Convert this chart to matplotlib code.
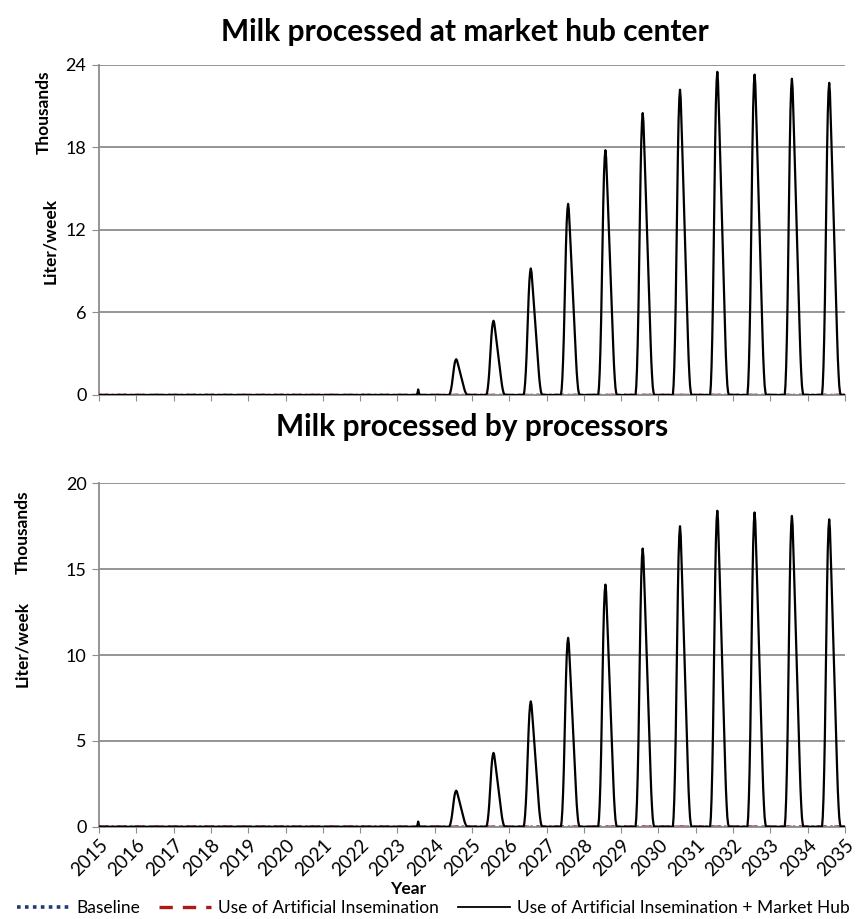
import numpy as np
import matplotlib.pyplot as plt

plt.rcParams['font.family'] = ['Lato', 'DejaVu Sans']

years = list(range(2015, 2036))
weeks_per_year = 52

# peak weekly volume for each season (thousand liter/week)
peak_years = list(range(2024, 2035))
hub_peaks = [2.6, 5.4, 9.2, 13.9, 17.8, 20.5, 22.2, 23.5, 23.3, 23.0, 22.7]
proc_peaks = [2.1, 4.3, 7.3, 11.0, 14.1, 16.2, 17.5, 18.4, 18.3, 18.1, 17.9]
# small first blip in 2023
blip_year = 2023
hub_blip = 0.4
proc_blip = 0.3

# shape of one season (fraction of peak), weekly, starting 10 weeks before the peak
season_shape = [0.0, 0.03, 0.09, 0.18, 0.3, 0.45, 0.62, 0.78, 0.9, 0.97, 1.0,
                0.97, 0.9, 0.82, 0.74, 0.66, 0.58, 0.5, 0.42, 0.34, 0.26,
                0.19, 0.12, 0.07, 0.03, 0.01, 0.0]
blip_shape = [0.0, 0.35, 1.0, 0.35, 0.0]
peak_week = 30   # week of the year where the season tops out


def build_series(peaks, blip):
    n = (years[-1] - years[0]) * weeks_per_year + 1
    vals = np.zeros(n)
    for yr, pk in zip(peak_years, peaks):
        start = (yr - years[0]) * weeks_per_year + peak_week - 10
        for i, f in enumerate(season_shape):
            if start + i < n:
                vals[start + i] = pk * f
    start = (blip_year - years[0]) * weeks_per_year + 27
    for i, f in enumerate(blip_shape):
        vals[start + i] = blip * f
    return vals


hub = build_series(hub_peaks, hub_blip)
proc = build_series(proc_peaks, proc_blip)
t = years[0] + np.arange(len(hub)) / weeks_per_year
zeros = np.zeros(len(hub))

fig = plt.figure(figsize=(8.67, 9.19), dpi=100)
ax1 = fig.add_axes([0.1142, 0.5702, 0.8604, 0.3591])
ax2 = fig.add_axes([0.1142, 0.1004, 0.8604, 0.3737])

panels = [
    (ax1, hub, [0, 6, 12, 18, 24]),
    (ax2, proc, [0, 5, 10, 15, 20]),
]

for ax, series, yticks in panels:
    ax.plot(t, zeros, color='#1f3b73', lw=1.8, ls=(0, (1, 1.5)), zorder=2)
    ax.plot(t, zeros, color='#b01818', lw=1.8, ls=(0, (4, 3)), zorder=2)
    ax.plot(t, series, color='black', lw=1.6, zorder=3)
    ax.set_xlim(years[0], years[-1])
    ax.set_ylim(yticks[0], yticks[-1])
    ax.set_yticks(yticks)
    ax.set_xticks(years)
    ax.yaxis.grid(True, color='#8c8c8c', lw=1.3)
    ax.set_axisbelow(True)
    for s in ['top', 'right']:
        ax.spines[s].set_visible(False)
    ax.spines['left'].set_color('#8c8c8c')
    ax.spines['left'].set_linewidth(1.3)
    ax.spines['bottom'].set_color('#8c8c8c')
    ax.spines['bottom'].set_linewidth(1.3)
    ax.tick_params(axis='y', length=5, color='#8c8c8c', labelsize=13, pad=4)
    ax.tick_params(axis='x', length=4, color='#8c8c8c', labelsize=13.5, pad=3)

ax1.tick_params(axis='x', labelbottom=False)
for lab in ax2.get_xticklabels():
    lab.set_rotation(45)
    lab.set_ha('right')
    lab.set_rotation_mode('anchor')

fig.text(465 / 867, 1 - 32 / 919, "Milk processed at market hub center", fontsize=21.5,
         fontweight='bold', ha='center', va='center')
fig.text(472 / 867, 1 - 427 / 919, "Milk processed by processors", fontsize=21.5,
         fontweight='bold', ha='center', va='center')

fig.text(0.050, 1 - 112 / 919, "Thousands", rotation=90, fontsize=12.5, fontweight='bold',
         ha='center', va='center')
fig.text(0.058, 1 - 241 / 919, "Liter/week", rotation=90, fontsize=12.5, fontweight='bold',
         ha='center', va='center')
fig.text(0.026, 1 - 532 / 919, "Thousands", rotation=90, fontsize=12.5, fontweight='bold',
         ha='center', va='center')
fig.text(0.026, 1 - 644 / 919, "Liter/week", rotation=90, fontsize=12.5, fontweight='bold',
         ha='center', va='center')
fig.text(408 / 867, 1 - 889 / 919, "Year", fontsize=12.5, fontweight='bold', ha='center', va='center')

handles = [
    plt.Line2D([], [], color='#1f3b73', lw=2.6, ls=(0, (1, 1.2))),
    plt.Line2D([], [], color='#b01818', lw=2.4, ls=(0, (4, 3))),
    plt.Line2D([], [], color='black', lw=1.3),
]
labels = ["Baseline", "Use of Artificial Insemination", "Use of Artificial Insemination + Market Hub"]
fig.legend(handles, labels, loc='center', bbox_to_anchor=(0.5, 1 - 908 / 919), ncol=3,
           frameon=False, fontsize=12.5, handlelength=3.0, columnspacing=1.1, handletextpad=0.4,
           borderpad=0.1, borderaxespad=0.1)

fig.savefig("out.png", dpi=100)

------------

Skipping the pictures, transcribe each line above exactly as it appears.

Convert this chart to matplotlib code.
import numpy as np
import matplotlib.pyplot as plt

plt.rcParams['font.family'] = ['Lato', 'DejaVu Sans']

years = list(range(2015, 2036))
weeks_per_year = 52

# peak weekly volume for each season (thousand liter/week)
peak_years = list(range(2024, 2035))
hub_peaks = [2.6, 5.4, 9.2, 13.9, 17.8, 20.5, 22.2, 23.5, 23.3, 23.0, 22.7]
proc_peaks = [2.1, 4.3, 7.3, 11.0, 14.1, 16.2, 17.5, 18.4, 18.3, 18.1, 17.9]
# small first blip in 2023
blip_year = 2023
hub_blip = 0.4
proc_blip = 0.3

# shape of one season (fraction of peak), weekly, starting 10 weeks before the peak
season_shape = [0.0, 0.03, 0.09, 0.18, 0.3, 0.45, 0.62, 0.78, 0.9, 0.97, 1.0,
                0.97, 0.9, 0.82, 0.74, 0.66, 0.58, 0.5, 0.42, 0.34, 0.26,
                0.19, 0.12, 0.07, 0.03, 0.01, 0.0]
blip_shape = [0.0, 0.35, 1.0, 0.35, 0.0]
peak_week = 30   # week of the year where the season tops out


def build_series(peaks, blip):
    n = (years[-1] - years[0]) * weeks_per_year + 1
    vals = np.zeros(n)
    for yr, pk in zip(peak_years, peaks):
        start = (yr - years[0]) * weeks_per_year + peak_week - 10
        for i, f in enumerate(season_shape):
            if start + i < n:
                vals[start + i] = pk * f
    start = (blip_year - years[0]) * weeks_per_year + 27
    for i, f in enumerate(blip_shape):
        vals[start + i] = blip * f
    return vals


hub = build_series(hub_peaks, hub_blip)
proc = build_series(proc_peaks, proc_blip)
t = years[0] + np.arange(len(hub)) / weeks_per_year
zeros = np.zeros(len(hub))

fig = plt.figure(figsize=(8.67, 9.19), dpi=100)
ax1 = fig.add_axes([0.1142, 0.5702, 0.8604, 0.3591])
ax2 = fig.add_axes([0.1142, 0.1004, 0.8604, 0.3737])

panels = [
    (ax1, hub, [0, 6, 12, 18, 24]),
    (ax2, proc, [0, 5, 10, 15, 20]),
]

for ax, series, yticks in panels:
    ax.plot(t, zeros, color='#1f3b73', lw=1.8, ls=(0, (1, 1.5)), zorder=2)
    ax.plot(t, zeros, color='#b01818', lw=1.8, ls=(0, (4, 3)), zorder=2)
    ax.plot(t, series, color='black', lw=1.6, zorder=3)
    ax.set_xlim(years[0], years[-1])
    ax.set_ylim(yticks[0], yticks[-1])
    ax.set_yticks(yticks)
    ax.set_xticks(years)
    ax.yaxis.grid(True, color='#8c8c8c', lw=1.3)
    ax.set_axisbelow(True)
    for s in ['top', 'right']:
        ax.spines[s].set_visible(False)
    ax.spines['left'].set_color('#8c8c8c')
    ax.spines['left'].set_linewidth(1.3)
    ax.spines['bottom'].set_color('#8c8c8c')
    ax.spines['bottom'].set_linewidth(1.3)
    ax.tick_params(axis='y', length=5, color='#8c8c8c', labelsize=13, pad=4)
    ax.tick_params(axis='x', length=4, color='#8c8c8c', labelsize=13.5, pad=3)

ax1.tick_params(axis='x', labelbottom=False)
for lab in ax2.get_xticklabels():
    lab.set_rotation(45)
    lab.set_ha('right')
    lab.set_rotation_mode('anchor')

fig.text(465 / 867, 1 - 32 / 919, "Milk processed at market hub center", fontsize=21.5,
         fontweight='bold', ha='center', va='center')
fig.text(472 / 867, 1 - 427 / 919, "Milk processed by processors", fontsize=21.5,
         fontweight='bold', ha='center', va='center')

fig.text(0.050, 1 - 112 / 919, "Thousands", rotation=90, fontsize=12.5, fontweight='bold',
         ha='center', va='center')
fig.text(0.058, 1 - 241 / 919, "Liter/week", rotation=90, fontsize=12.5, fontweight='bold',
         ha='center', va='center')
fig.text(0.026, 1 - 532 / 919, "Thousands", rotation=90, fontsize=12.5, fontweight='bold',
         ha='center', va='center')
fig.text(0.026, 1 - 644 / 919, "Liter/week", rotation=90, fontsize=12.5, fontweight='bold',
         ha='center', va='center')
fig.text(408 / 867, 1 - 889 / 919, "Year", fontsize=12.5, fontweight='bold', ha='center', va='center')

handles = [
    plt.Line2D([], [], color='#1f3b73', lw=2.6, ls=(0, (1, 1.2))),
    plt.Line2D([], [], color='#b01818', lw=2.4, ls=(0, (4, 3))),
    plt.Line2D([], [], color='black', lw=1.3),
]
labels = ["Baseline", "Use of Artificial Insemination", "Use of Artificial Insemination + Market Hub"]
fig.legend(handles, labels, loc='center', bbox_to_anchor=(0.5, 1 - 908 / 919), ncol=3,
           frameon=False, fontsize=12.5, handlelength=3.0, columnspacing=1.1, handletextpad=0.4,
           borderpad=0.1, borderaxespad=0.1)

fig.savefig("out.png", dpi=100)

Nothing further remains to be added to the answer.